___ DATA PROVIDED ___

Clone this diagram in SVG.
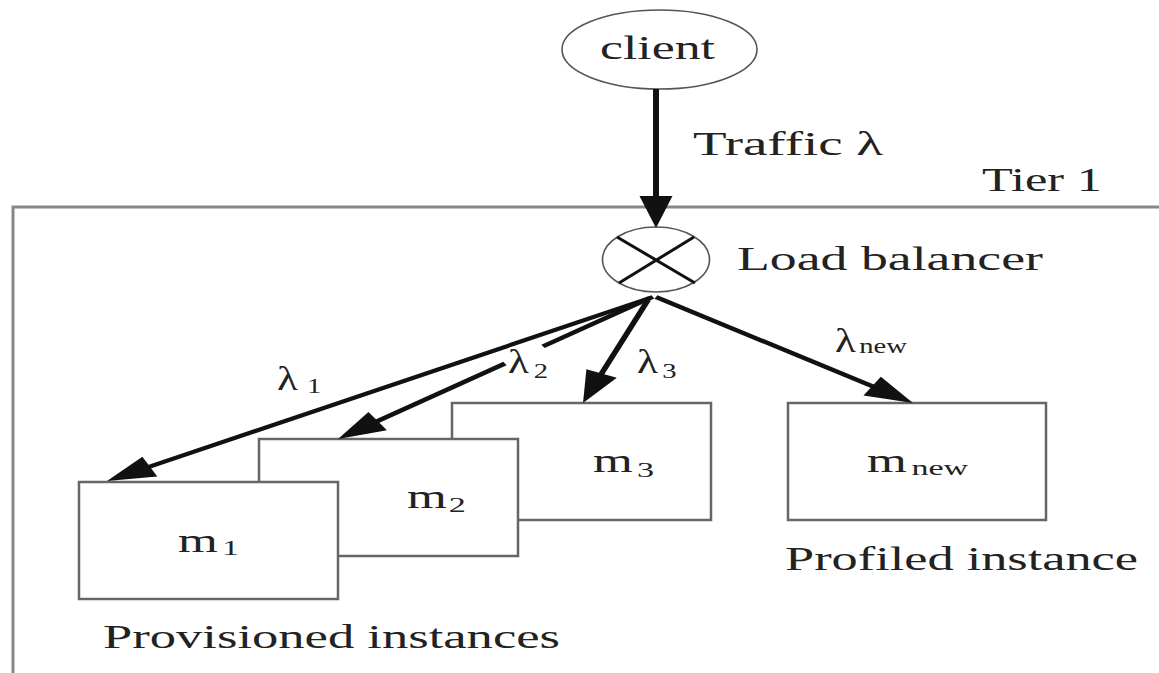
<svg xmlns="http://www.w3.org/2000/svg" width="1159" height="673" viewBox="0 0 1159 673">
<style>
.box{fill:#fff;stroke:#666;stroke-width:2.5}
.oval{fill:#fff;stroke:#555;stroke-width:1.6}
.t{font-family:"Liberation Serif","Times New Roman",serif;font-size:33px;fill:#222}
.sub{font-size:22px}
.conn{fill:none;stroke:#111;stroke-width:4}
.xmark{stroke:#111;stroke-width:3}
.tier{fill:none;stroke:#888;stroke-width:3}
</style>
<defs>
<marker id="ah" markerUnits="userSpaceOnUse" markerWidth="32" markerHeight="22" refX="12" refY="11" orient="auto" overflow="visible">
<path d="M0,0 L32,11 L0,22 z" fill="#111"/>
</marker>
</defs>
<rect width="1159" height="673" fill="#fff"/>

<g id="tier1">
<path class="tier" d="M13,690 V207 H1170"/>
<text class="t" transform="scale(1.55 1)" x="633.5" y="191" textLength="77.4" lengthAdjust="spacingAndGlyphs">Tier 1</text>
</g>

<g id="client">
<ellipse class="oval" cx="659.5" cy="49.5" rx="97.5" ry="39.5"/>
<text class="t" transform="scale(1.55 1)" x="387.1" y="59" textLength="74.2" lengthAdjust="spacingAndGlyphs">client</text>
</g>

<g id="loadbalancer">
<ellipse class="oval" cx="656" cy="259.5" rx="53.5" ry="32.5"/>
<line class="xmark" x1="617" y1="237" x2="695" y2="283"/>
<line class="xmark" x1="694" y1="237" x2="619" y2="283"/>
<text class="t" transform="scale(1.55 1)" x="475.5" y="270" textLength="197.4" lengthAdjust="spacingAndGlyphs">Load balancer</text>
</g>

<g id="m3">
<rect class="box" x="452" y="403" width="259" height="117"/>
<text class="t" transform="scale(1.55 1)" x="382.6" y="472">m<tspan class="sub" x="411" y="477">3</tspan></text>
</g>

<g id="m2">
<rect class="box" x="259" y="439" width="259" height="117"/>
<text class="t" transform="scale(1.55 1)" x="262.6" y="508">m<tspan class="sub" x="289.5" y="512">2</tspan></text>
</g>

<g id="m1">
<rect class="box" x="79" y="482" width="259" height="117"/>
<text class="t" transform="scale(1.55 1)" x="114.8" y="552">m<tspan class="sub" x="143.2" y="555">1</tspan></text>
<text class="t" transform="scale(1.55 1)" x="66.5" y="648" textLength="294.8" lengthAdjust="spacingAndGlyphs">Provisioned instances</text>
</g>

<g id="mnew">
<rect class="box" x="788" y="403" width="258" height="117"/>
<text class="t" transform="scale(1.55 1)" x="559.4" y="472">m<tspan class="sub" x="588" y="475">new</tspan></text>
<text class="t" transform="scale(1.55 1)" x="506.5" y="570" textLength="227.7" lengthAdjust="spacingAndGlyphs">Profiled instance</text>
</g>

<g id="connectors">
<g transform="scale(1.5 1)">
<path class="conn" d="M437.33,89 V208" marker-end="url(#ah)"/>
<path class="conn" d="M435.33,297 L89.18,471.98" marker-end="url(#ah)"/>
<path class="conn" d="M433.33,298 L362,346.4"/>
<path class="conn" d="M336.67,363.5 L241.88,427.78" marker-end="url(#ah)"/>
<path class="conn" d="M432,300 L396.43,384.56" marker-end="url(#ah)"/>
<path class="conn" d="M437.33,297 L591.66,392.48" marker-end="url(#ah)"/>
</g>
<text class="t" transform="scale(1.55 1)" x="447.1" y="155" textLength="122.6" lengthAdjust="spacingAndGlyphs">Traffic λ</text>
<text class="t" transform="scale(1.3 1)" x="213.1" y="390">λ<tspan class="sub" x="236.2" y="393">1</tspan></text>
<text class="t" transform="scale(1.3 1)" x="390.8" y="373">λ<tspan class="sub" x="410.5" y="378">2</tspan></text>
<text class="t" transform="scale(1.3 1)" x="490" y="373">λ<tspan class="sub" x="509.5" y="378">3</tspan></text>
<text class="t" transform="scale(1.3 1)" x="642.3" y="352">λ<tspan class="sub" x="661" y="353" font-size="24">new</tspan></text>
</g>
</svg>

___
___ DATA PROVIDED ___

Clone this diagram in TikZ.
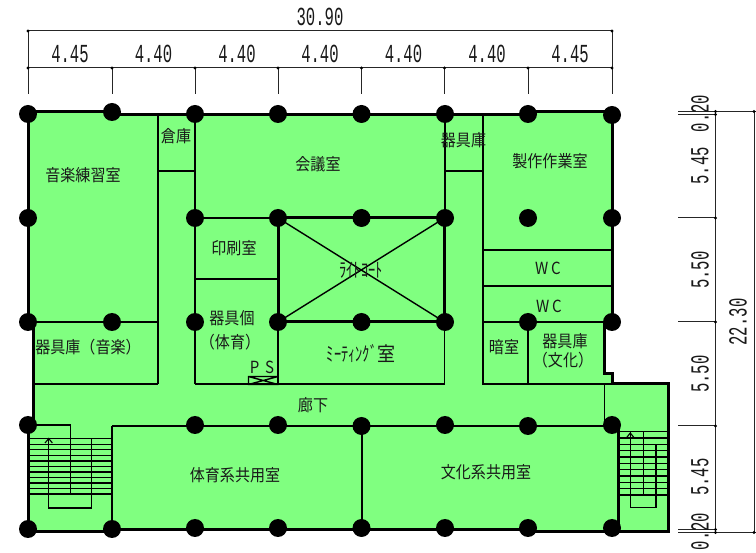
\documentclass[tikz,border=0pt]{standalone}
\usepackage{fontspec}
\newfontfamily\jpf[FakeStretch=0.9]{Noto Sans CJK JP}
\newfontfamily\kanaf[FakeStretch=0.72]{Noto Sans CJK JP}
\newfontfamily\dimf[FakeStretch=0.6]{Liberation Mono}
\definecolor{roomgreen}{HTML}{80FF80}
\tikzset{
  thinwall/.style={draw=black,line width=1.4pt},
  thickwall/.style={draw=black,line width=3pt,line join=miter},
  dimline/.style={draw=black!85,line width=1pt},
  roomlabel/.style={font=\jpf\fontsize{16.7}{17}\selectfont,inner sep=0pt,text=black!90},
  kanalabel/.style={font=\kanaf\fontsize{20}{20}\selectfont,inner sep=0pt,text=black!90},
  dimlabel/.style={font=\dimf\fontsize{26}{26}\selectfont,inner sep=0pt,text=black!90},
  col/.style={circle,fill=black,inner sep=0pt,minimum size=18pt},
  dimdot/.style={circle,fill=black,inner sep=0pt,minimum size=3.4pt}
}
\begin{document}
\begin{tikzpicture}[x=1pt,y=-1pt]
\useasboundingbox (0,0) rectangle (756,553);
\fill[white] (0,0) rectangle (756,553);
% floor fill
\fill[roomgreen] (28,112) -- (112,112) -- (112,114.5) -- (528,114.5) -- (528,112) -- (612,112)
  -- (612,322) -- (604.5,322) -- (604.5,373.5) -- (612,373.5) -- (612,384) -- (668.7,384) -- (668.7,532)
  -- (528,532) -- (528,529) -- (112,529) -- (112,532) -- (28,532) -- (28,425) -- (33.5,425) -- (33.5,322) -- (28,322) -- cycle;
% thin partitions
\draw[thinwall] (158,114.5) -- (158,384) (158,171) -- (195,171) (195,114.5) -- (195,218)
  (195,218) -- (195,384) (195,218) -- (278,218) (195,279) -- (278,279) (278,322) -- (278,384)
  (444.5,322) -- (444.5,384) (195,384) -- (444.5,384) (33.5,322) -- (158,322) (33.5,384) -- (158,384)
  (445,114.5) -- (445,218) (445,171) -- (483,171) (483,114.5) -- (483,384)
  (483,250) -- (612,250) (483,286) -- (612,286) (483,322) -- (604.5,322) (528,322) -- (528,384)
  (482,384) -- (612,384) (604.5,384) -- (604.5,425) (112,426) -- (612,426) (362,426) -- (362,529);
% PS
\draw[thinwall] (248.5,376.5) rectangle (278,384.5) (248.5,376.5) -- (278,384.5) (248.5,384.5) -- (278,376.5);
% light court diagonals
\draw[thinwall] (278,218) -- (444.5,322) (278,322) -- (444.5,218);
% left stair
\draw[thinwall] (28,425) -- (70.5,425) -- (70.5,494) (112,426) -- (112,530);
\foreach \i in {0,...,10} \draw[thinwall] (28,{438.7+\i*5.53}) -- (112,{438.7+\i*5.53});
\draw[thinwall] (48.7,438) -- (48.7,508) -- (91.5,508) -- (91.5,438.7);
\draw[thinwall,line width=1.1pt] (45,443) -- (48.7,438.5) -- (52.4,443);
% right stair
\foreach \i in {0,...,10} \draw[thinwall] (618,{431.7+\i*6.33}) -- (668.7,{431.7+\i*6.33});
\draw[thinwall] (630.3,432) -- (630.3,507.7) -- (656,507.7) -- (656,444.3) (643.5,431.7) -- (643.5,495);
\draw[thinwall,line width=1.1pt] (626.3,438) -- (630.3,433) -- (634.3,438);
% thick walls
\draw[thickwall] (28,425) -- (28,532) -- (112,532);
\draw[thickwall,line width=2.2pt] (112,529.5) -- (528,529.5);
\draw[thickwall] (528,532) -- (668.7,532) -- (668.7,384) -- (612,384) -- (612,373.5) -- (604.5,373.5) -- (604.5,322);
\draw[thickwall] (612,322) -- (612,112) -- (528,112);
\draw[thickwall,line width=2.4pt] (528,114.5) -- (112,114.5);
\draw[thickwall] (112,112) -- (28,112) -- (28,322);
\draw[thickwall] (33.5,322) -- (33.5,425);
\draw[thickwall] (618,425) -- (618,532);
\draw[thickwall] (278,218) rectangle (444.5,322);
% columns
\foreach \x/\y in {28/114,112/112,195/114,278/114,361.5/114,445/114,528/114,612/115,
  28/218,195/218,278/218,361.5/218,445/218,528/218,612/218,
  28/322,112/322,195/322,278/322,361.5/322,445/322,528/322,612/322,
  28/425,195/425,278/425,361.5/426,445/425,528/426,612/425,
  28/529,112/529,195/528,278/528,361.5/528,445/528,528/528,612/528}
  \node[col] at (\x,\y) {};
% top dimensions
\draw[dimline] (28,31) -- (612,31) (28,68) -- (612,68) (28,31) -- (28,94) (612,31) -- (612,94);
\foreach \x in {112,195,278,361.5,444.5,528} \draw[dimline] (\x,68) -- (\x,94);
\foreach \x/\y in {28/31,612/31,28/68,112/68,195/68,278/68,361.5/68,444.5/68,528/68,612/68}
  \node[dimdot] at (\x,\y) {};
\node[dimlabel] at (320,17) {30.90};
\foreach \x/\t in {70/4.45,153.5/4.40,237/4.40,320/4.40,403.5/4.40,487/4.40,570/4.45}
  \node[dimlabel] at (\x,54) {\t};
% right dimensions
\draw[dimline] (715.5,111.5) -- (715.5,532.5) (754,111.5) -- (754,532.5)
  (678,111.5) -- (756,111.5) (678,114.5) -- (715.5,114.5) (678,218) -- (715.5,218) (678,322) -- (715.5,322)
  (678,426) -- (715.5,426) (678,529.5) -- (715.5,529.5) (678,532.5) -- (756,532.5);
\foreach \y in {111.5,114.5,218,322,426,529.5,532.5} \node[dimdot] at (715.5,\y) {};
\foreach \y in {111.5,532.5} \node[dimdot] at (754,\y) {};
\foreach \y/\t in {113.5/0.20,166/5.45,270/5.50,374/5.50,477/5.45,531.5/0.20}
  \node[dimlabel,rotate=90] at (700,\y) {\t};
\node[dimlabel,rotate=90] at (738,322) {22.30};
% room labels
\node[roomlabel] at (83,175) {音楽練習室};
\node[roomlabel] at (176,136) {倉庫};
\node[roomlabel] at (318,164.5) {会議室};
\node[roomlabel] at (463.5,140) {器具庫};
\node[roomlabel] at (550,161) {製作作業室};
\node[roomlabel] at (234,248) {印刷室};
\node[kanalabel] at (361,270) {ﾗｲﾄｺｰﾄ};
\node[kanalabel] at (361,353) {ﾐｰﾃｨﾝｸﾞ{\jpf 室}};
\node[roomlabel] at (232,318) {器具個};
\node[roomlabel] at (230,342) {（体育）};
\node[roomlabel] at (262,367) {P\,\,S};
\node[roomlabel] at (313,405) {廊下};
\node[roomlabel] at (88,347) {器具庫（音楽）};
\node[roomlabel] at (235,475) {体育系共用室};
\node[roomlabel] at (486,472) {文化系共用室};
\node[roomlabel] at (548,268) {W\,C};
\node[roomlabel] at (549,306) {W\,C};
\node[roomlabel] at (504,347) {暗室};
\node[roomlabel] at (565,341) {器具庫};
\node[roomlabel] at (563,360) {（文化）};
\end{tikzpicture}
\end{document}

___
___ DATA PROVIDED ___

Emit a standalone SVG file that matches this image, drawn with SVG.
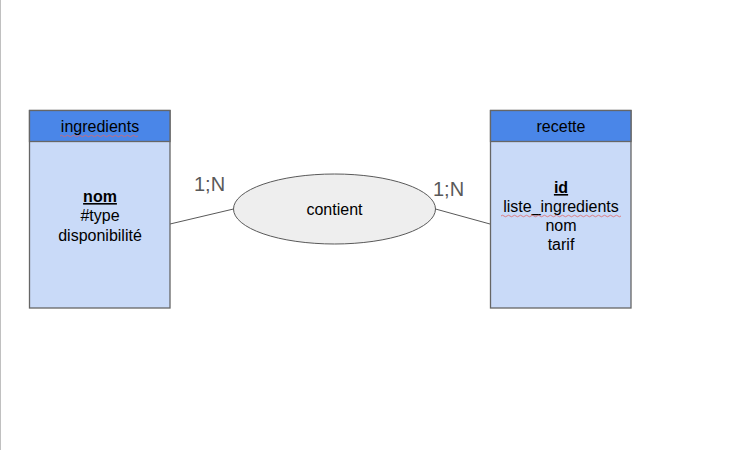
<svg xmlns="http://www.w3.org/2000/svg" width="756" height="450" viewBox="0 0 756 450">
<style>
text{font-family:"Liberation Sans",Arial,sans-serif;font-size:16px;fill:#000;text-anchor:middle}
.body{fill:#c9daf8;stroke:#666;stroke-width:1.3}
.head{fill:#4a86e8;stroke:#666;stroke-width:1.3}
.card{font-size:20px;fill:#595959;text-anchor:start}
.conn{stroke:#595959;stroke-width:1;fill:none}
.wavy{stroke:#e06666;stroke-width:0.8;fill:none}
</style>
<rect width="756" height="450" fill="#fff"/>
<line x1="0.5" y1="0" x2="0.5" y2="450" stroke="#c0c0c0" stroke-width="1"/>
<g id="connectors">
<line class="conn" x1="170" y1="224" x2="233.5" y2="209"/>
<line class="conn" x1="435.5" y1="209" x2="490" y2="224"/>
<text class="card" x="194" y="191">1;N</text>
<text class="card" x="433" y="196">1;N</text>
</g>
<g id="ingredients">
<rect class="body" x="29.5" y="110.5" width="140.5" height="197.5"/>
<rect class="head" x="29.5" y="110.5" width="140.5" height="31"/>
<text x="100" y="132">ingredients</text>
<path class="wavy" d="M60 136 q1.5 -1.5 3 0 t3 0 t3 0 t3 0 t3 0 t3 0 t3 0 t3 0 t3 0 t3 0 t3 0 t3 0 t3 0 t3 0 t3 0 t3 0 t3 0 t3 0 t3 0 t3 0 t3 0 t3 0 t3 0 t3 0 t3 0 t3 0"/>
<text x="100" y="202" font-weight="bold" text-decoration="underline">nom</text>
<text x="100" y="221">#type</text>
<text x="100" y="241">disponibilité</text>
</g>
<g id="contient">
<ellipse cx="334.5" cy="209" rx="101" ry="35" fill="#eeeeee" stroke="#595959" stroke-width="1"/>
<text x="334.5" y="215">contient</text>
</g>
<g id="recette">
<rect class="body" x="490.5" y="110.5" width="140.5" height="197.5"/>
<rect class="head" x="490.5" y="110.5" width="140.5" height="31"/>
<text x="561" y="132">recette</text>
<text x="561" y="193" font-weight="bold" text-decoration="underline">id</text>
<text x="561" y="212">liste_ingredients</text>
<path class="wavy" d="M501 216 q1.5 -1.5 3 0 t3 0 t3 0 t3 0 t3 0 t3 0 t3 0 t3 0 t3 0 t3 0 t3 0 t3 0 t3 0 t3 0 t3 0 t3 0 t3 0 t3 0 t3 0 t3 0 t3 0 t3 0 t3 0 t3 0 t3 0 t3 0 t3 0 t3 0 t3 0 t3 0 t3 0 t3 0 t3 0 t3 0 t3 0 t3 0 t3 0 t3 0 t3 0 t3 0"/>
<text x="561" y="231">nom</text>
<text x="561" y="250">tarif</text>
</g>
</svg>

___

▸ WHAT THE TASK REQUIRES: Where a line in the entries holds the word "this", copy that line.

▸ CORRECT OUTPUT:
Clone this diagram in SVG.
Clone this diagram in TikZ.
Emit a standalone SVG file that matches this image, drawn with SVG.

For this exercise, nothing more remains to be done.